The Nigerian National Petroleum Corporation (NNPC) said it has directed all its partners and suppliers to bring down their cost to between 30 and 40 per cent to ensure production efficiency.
NNPC’s Group Managing Director, Malam Melem Kyari, made the disclosure when he featured as a guest on a live Television programme on Thursday.
He said the corporation had resolved to cut down its capital expenditure and to ensure it achieved the crude oil production cost reduction of 10 dollars per barrel.
“Our target is to bring down the cost to $10 by the end of 2021. We have insisted on making sure that our partners and all our suppliers cut their costs to at least 30 to 40 percent and that will significantly bring down our costs. It’s very realistic and we are realising that,” he said.

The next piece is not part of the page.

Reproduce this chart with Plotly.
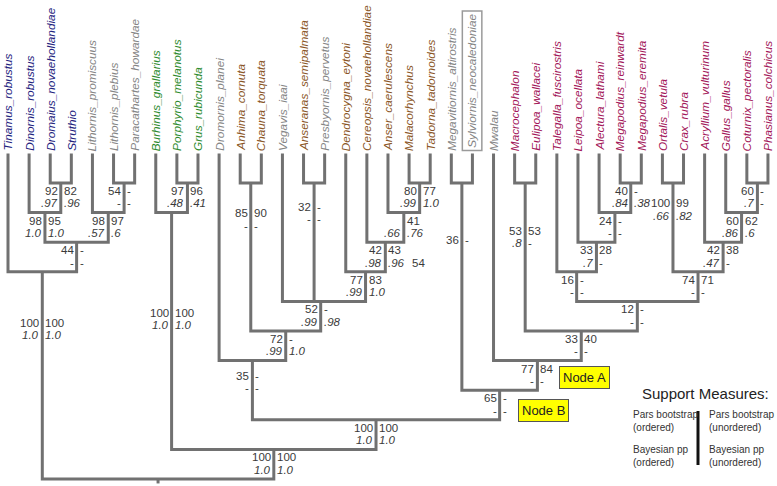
import plotly.graph_objects as go

# ---------------- data ----------------
tip_names = ["Tinamus_robustus", "Dinornis_robustus", "Dromaius_novaehollandiae", "Struthio",
             "Lithornis_promiscuus", "Lithornis_plebius", "Paracathartes_howardae",
             "Burhinus_grallarius", "Porphyrio_melanotus", "Grus_rubicunda", "Dromornis_planei",
             "Anhima_cornuta", "Chauna_torquata", "Vegavis_iaai", "Anseranas_semipalmata",
             "Presbyornis_pervetus", "Dendrocygna_eytoni", "Cereopsis_novaehollandiae",
             "Anser_caerulescens", "Malacorhynchus", "Tadorna_tadornoides",
             "Megavitiornis_altirostris", "Sylviornis_neocaledoniae", "Mwalau", "Macrocephalon",
             "Eulipoa_wallacei", "Talegalla_fuscirostris", "Leipoa_ocellata", "Alectura_lathami",
             "Megapodius_reinwardt", "Megapodius_eremita", "Ortalis_vetula", "Crax_rubra",
             "Acryllium_vulturinum", "Gallus_gallus", "Coturnix_pectoralis", "Phasianus_colchicus"]
tip_group = ["pal", "pal", "pal", "pal", "fos", "fos", "fos", "neo", "neo", "neo", "fos",
             "ans", "ans", "fos", "ans", "fos", "ans", "ans", "ans", "ans", "ans",
             "fos", "fos", "fos", "gal", "gal", "gal", "gal", "gal", "gal", "gal", "gal", "gal",
             "gal", "gal", "gal", "gal"]
group_colors = {"pal": "#23237e", "fos": "#858585", "neo": "#2e8b2e", "ans": "#8a5626", "gal": "#a3185a"}

node_ids = ["n1", "n2", "n3", "n4", "n5", "n6", "n7", "n8", "n9", "n10", "n11", "n12", "n13", "n14",
            "n15", "n16", "n17", "n18", "n19", "n20", "n21", "n22", "n23", "n24", "n25", "n26",
            "n27", "n28", "n29", "n30", "n31", "n32", "n33", "n34", "root"]
node_children = [[2, 3], [1, "n1"], [5, 6], [4, "n3"], ["n2", "n4"], [0, "n5"],
                 [8, 9], [7, "n7"], [11, 12], [14, 15], [19, 20], [18, "n11"], [17, "n12"],
                 [16, "n13"], [13, "n10", "n14"], ["n9", "n15"], [10, "n16"],
                 [21, 22], [24, 25], [29, 30], [28, "n20"], [27, "n21"], [26, "n22"],
                 [31, 32], [35, 36], [34, "n25"], [33, "n26"], ["n24", "n27"], ["n23", "n28"],
                 ["n19", "n29"], [23, "n30"], ["n18", "n31"], ["n17", "n32"], ["n8", "n33"],
                 ["n6", "n34"]]
node_levels = [1, 2, 1, 2, 3, 4, 1, 2, 1, 1, 1, 2, 3, 4, 5, 6, 7, 1, 1, 1, 2, 3, 4,
               1, 1, 2, 3, 4, 5, 6, 7, 8, 9, 10, 11]
# support values: parsimony bootstrap (ordered / unordered), Bayesian pp (ordered / unordered)
pars_ordered = ["92", "98", "54", "98", "44", "100", "97", "100", "85", "32", "80", "", "42", "77",
                "52", "72", "35", "36", "53", "40", "24", "33", "16", "100", "60", "60", "42",
                "74", "12", "33", "77", "65", "100", "100", ""]
pars_unordered = ["82", "95", "-", "97", "-", "100", "96", "100", "90", "-", "77", "41", "43", "83",
                  "-", "-", "-", "-", "53", "-", "-", "28", "-", "99", "-", "62", "38",
                  "71", "-", "40", "84", "-", "100", "100", ""]
pp_ordered = [".97", "1.0", "-", ".57", "-", "1.0", ".48", "1.0", "-", "-", ".99", ".66", ".98", ".99",
              ".99", ".99", "-", "", ".8", ".84", "-", ".7", "-", ".66", ".7", ".86", ".47",
              "-", "-", "-", "-", "-", "1.0", "1.0", ""]
pp_unordered = [".96", "1.0", "-", ".6", "-", "1.0", ".41", "1.0", "-", "-", "1.0", ".76", ".96", "1.0",
                ".98", "1.0", "-", "", "-", ".38", "-", "-", "-", ".82", "-", ".6", "-",
                "-", "-", "-", "-", "-", "1.0", "1.0", ""]
# level at which the first support row sits (None = just below the node bar)
label_levels = [None, None, None, None, None, 5.73, None, 5.39, 2.02, 1.81, None, None, None, None,
                None, None, 7.52, 2.93, 2.62, None, None, None, None, 1.68, None, None, None,
                None, None, None, None, None, None, 10.27, None]

legend_cols = [["Pars bootstrap<br>(ordered)", "Bayesian pp<br>(ordered)"],
               ["Pars bootstrap<br>(unordered)", "Bayesian pp<br>(unordered)"]]

# ---------------- layout of tree ----------------
node_x, node_lvl = {}, {}
for nid, ch, lv in zip(node_ids, node_children, node_levels):
    xs = [c if isinstance(c, int) else node_x[c] for c in ch]
    node_x[nid] = sum(xs) / len(xs)
    node_lvl[nid] = lv


def pos(c):
    return (c, 0.0) if isinstance(c, int) else (node_x[c], node_lvl[c])


lx, ly = [], []
for nid, ch, lv in zip(node_ids, node_children, node_levels):
    pts = sorted([pos(c) for c in ch])
    (x0, y0), (x1, y1) = pts[0], pts[-1]
    lx += [x0, x0, x1, x1, None]
    ly += [y0, lv, lv, y1, None]
    for xm, ym in pts[1:-1]:
        lx += [xm, xm, None]
        ly += [ym, lv, None]
lx += [node_x["root"], node_x["root"]]
ly += [11, 11.15]

FONT = "Liberation Sans, Arial, sans-serif"
fig = go.Figure()
fig.add_trace(go.Scatter(x=lx, y=ly, mode="lines", line=dict(color="#717171", width=3),
                         hoverinfo="skip", showlegend=False))

ann = []
for i, name in enumerate(tip_names):
    boxed = name == "Sylviornis_neocaledoniae"
    ann.append(dict(x=i, y=-0.08 if not boxed else -0.07, xref="x", yref="y", text="<i>" + name + "</i>",
                    textangle=-90, xanchor="center", yanchor="bottom", showarrow=False,
                    font=dict(family=FONT, size=11.8, color=group_colors[tip_group[i]]),
                    bordercolor="#9a9a9a" if boxed else None, borderwidth=1.5 if boxed else 0,
                    borderpad=2 if boxed else 0))

NUMC = "#3a3a3a"
for k, nid in enumerate(node_ids):
    x = node_x[nid]
    r1 = label_levels[k] if label_levels[k] is not None else node_levels[k] + 0.27
    r2 = r1 + 0.42
    for txt, yy, side, ital in [(pars_ordered[k], r1, "right", False), (pars_unordered[k], r1, "left", False),
                                (pp_ordered[k], r2, "right", True), (pp_unordered[k], r2, "left", True)]:
        if not txt:
            continue
        t = "<i>" + txt + "</i>" if (ital and txt != "-") else txt
        ann.append(dict(x=x, y=yy, xref="x", yref="y", text=t, showarrow=False,
                        xanchor=side, yanchor="middle", xshift=-2 if side == "right" else 2,
                        font=dict(family=FONT, size=11.5, color=NUMC), borderpad=0))

# stray value next to the Cereopsis node
ann.append(dict(x=node_x["n13"], y=node_levels[12] + 0.69, xref="x", yref="y", text="54",
                showarrow=False, xanchor="left", yanchor="middle", xshift=25,
                font=dict(family=FONT, size=11.5, color=NUMC)))

# Node A / Node B
ann.append(dict(x=node_x["n31"], y=7.57, xref="x", yref="y", text="Node A", showarrow=False,
                xanchor="center", yanchor="middle", xshift=47, bgcolor="#ffff00",
                bordercolor="#555555", borderwidth=1, borderpad=3,
                font=dict(family=FONT, size=13, color="#222222")))
ann.append(dict(x=node_x["n32"], y=8.69, xref="x", yref="y", text="Node B", showarrow=False,
                xanchor="center", yanchor="middle", xshift=44, bgcolor="#ffff00",
                bordercolor="#555555", borderwidth=1, borderpad=3,
                font=dict(family=FONT, size=13, color="#222222")))

# Support measures legend
W, H = 777.0, 486.0
ann.append(dict(x=705 / W, y=1 - 393 / H, xref="paper", yref="paper", text="Support Measures:",
                showarrow=False, xanchor="center", yanchor="middle",
                font=dict(family=FONT, size=15, color="#222222")))
for ci, (xx, anchor) in enumerate([(631, "left"), (707, "left")]):
    for ri, yy in enumerate([421, 456]):
        ann.append(dict(x=xx / W, y=1 - yy / H, xref="paper", yref="paper", text=legend_cols[ci][ri],
                        showarrow=False, xanchor=anchor, yanchor="middle", align="left",
                        font=dict(family=FONT, size=10, color="#333333")))

fig.update_layout(
    width=777, height=486, margin=dict(l=0, r=0, t=0, b=0),
    paper_bgcolor="white", plot_bgcolor="white",
    xaxis=dict(range=[-8 / 21.11, 769 / 21.11], visible=False, fixedrange=True),
    yaxis=dict(range=[(486 - 153.4) / 29.6, -153.4 / 29.6], visible=False, fixedrange=True),
    annotations=ann, showlegend=False,
    shapes=[dict(type="line", xref="paper", yref="paper", x0=698 / W, x1=698 / W,
                 y0=1 - 411 / H, y1=1 - 465 / H, line=dict(color="#111111", width=3))],
)
fig.write_html("out.html", config={"displayModeBar": False},
               post_script="document.body.style.margin='0';document.body.style.overflow='hidden';")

He noted that the target of $10 per barrel by 2021 will help the country to remain competitive in the global market.
“If you can’t do this, you walk away, this is not a business of subsidies,” he noted.
Kyari assured the public that the corporation would not witness any job loss to the target, saying, “we will escape this year without job cuts in NNPC”.
“We are reviewing other heavy cost areas that can bring our cost to normality. But I know also that in terms of our partners, many of them are looking at a situation whereby job cuts will be unavoidable.
“But what is informing that much more than the cost, is actually the issue of efficiency that we have seen in the last couple of years,” he said.
On Crude oil sales discount, he said the NNPC had set July as the deadline to end the regime, adding that the corporation was looking at achieving the target either by June 30, or latest by July.
Kyari noted that if oil price settled at the current 42 dollars, it was still till a good business for NNPC and the country.
The NNPC boss said though Nigeria did not fully comply with a pact by oil producers to rein in output to balance markets, it would make additional cuts to make up for the lapses by mid-July.
On whether the NNPC would continue offering discounts on crude oil as the price recovers, Kyari said, “Absolutely not, discount will go away, definitely within the shortest period of time.
“As you know, what we did in the last two months was to close that gap much shorter than what it was, and by the end of either June or July we will see a situation where we can take out that discount because it’s no longer necessary.”